## Exercise instructions
Begin with the first line of the listing and quote every line through the one containing "plt.rcParams['font.family'] = ['Liberation"; give only those lines.

## Recorded data

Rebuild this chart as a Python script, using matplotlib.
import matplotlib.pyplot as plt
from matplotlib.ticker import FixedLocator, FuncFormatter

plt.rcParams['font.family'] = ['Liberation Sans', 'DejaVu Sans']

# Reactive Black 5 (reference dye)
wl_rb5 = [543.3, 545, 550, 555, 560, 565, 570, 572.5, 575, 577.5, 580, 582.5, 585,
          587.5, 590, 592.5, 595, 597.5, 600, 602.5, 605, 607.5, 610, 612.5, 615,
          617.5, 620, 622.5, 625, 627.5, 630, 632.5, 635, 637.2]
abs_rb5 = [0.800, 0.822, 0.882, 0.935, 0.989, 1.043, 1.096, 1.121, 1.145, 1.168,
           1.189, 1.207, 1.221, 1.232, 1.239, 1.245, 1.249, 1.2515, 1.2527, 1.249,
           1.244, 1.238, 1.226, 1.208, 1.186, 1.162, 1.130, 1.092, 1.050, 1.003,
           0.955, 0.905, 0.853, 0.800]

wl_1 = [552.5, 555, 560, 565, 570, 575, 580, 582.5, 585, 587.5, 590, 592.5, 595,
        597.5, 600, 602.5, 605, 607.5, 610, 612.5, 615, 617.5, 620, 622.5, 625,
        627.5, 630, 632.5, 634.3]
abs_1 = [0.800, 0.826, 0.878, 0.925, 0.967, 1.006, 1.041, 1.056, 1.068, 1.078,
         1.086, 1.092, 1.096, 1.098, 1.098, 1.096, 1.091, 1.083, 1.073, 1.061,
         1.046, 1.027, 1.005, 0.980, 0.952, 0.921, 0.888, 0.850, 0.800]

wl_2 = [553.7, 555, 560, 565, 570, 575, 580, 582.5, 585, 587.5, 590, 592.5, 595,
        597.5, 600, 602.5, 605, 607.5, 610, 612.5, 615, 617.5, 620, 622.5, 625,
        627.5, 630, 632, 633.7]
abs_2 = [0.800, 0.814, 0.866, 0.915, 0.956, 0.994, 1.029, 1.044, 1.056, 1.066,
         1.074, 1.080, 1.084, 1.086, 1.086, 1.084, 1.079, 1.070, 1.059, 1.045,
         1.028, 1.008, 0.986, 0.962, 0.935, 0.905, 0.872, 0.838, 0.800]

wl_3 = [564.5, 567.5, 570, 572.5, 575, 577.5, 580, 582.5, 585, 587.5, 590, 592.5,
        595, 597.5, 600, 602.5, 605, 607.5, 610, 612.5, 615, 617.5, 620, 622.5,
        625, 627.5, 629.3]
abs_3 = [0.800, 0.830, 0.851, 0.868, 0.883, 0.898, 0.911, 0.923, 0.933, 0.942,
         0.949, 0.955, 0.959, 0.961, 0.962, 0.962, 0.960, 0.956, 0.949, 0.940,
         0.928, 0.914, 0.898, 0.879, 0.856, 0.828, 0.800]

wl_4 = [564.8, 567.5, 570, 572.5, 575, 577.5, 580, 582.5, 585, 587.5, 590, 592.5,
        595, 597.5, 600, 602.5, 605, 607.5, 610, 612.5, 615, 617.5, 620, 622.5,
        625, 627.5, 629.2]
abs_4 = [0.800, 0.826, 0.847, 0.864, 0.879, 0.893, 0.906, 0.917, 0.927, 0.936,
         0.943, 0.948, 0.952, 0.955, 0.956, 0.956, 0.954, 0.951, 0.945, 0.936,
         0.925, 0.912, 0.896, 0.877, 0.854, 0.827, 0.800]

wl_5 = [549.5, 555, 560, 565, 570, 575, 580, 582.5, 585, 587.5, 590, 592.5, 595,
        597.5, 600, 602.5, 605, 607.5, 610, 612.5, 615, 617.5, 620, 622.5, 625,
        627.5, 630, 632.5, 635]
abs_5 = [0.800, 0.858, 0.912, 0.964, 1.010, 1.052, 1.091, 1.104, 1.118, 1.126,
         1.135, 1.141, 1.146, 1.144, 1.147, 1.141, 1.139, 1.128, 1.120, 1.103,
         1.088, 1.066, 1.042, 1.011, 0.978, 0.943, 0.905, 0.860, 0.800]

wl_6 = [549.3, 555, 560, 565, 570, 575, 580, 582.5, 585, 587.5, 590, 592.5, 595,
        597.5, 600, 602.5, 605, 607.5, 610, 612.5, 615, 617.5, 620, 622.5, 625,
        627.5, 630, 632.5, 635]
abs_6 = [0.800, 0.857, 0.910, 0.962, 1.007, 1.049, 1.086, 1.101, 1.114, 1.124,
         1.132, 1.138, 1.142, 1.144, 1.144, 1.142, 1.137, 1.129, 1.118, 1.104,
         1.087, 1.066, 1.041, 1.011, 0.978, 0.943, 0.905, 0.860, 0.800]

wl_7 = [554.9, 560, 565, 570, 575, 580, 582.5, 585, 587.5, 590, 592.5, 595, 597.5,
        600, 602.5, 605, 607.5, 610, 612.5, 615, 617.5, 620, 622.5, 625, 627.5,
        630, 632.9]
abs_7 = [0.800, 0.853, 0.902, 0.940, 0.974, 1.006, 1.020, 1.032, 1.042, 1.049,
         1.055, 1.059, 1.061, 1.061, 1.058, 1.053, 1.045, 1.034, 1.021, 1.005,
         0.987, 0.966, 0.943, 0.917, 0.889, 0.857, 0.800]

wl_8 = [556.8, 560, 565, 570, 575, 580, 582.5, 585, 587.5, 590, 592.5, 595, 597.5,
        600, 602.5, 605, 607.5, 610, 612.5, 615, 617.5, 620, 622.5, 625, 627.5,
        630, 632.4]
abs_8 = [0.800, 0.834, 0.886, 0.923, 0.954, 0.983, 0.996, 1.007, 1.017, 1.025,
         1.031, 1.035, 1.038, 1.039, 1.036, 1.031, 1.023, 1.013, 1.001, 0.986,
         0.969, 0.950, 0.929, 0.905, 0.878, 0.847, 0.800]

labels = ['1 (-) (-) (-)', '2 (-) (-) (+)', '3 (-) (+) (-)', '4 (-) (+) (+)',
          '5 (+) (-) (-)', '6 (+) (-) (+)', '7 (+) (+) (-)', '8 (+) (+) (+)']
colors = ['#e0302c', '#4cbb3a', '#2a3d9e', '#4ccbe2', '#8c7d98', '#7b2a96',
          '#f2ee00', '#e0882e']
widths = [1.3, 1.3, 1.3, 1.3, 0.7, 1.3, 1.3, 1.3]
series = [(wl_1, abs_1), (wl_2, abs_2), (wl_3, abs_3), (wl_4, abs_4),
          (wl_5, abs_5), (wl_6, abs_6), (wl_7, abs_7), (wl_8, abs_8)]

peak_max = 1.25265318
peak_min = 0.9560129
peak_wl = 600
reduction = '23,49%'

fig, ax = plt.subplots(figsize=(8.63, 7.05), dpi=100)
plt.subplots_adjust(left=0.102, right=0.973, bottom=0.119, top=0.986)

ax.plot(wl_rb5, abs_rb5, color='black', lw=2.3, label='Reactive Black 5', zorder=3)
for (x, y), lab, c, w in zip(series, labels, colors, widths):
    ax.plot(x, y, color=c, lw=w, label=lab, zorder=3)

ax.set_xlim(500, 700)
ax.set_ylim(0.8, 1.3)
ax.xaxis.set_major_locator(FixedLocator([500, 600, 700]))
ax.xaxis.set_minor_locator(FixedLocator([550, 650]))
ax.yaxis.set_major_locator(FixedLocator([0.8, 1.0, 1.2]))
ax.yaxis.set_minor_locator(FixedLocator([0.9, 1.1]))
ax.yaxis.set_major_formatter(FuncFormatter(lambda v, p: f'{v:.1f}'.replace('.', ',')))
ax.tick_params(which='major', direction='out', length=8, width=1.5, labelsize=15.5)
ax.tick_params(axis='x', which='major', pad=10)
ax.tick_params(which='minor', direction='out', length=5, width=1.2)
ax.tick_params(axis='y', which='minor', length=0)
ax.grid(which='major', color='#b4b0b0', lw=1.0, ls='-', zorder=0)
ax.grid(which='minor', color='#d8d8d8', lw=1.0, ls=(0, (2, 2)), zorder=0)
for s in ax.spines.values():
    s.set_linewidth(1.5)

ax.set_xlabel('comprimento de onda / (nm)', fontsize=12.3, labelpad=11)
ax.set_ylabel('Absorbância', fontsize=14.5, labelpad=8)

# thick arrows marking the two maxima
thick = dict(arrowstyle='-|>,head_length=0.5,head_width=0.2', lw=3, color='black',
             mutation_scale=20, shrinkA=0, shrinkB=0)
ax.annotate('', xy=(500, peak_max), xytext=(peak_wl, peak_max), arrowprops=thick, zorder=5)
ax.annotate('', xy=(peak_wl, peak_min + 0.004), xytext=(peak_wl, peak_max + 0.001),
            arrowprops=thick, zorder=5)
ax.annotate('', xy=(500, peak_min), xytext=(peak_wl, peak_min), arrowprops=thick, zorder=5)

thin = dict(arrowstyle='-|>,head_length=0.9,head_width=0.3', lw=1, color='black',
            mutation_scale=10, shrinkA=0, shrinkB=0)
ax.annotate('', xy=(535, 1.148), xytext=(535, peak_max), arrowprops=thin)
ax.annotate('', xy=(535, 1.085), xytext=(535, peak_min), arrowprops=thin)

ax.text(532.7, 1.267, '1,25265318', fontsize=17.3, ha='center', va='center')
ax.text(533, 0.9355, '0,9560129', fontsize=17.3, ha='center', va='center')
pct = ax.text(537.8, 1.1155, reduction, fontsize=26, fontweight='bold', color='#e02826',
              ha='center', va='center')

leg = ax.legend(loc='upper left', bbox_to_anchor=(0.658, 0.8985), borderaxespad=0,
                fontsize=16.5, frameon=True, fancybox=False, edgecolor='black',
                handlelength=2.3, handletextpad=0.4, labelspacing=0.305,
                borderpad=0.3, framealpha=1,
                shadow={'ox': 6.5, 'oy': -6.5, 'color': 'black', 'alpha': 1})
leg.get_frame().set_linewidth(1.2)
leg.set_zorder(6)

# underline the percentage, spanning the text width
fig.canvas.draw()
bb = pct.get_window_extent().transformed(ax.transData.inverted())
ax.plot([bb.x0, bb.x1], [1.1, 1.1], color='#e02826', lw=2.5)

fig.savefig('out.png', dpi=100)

## Reply to the exercise
Rebuild this chart as a Python script, using matplotlib.
import matplotlib.pyplot as plt
from matplotlib.ticker import FixedLocator, FuncFormatter

plt.rcParams['font.family'] = ['Liberation Sans', 'DejaVu Sans']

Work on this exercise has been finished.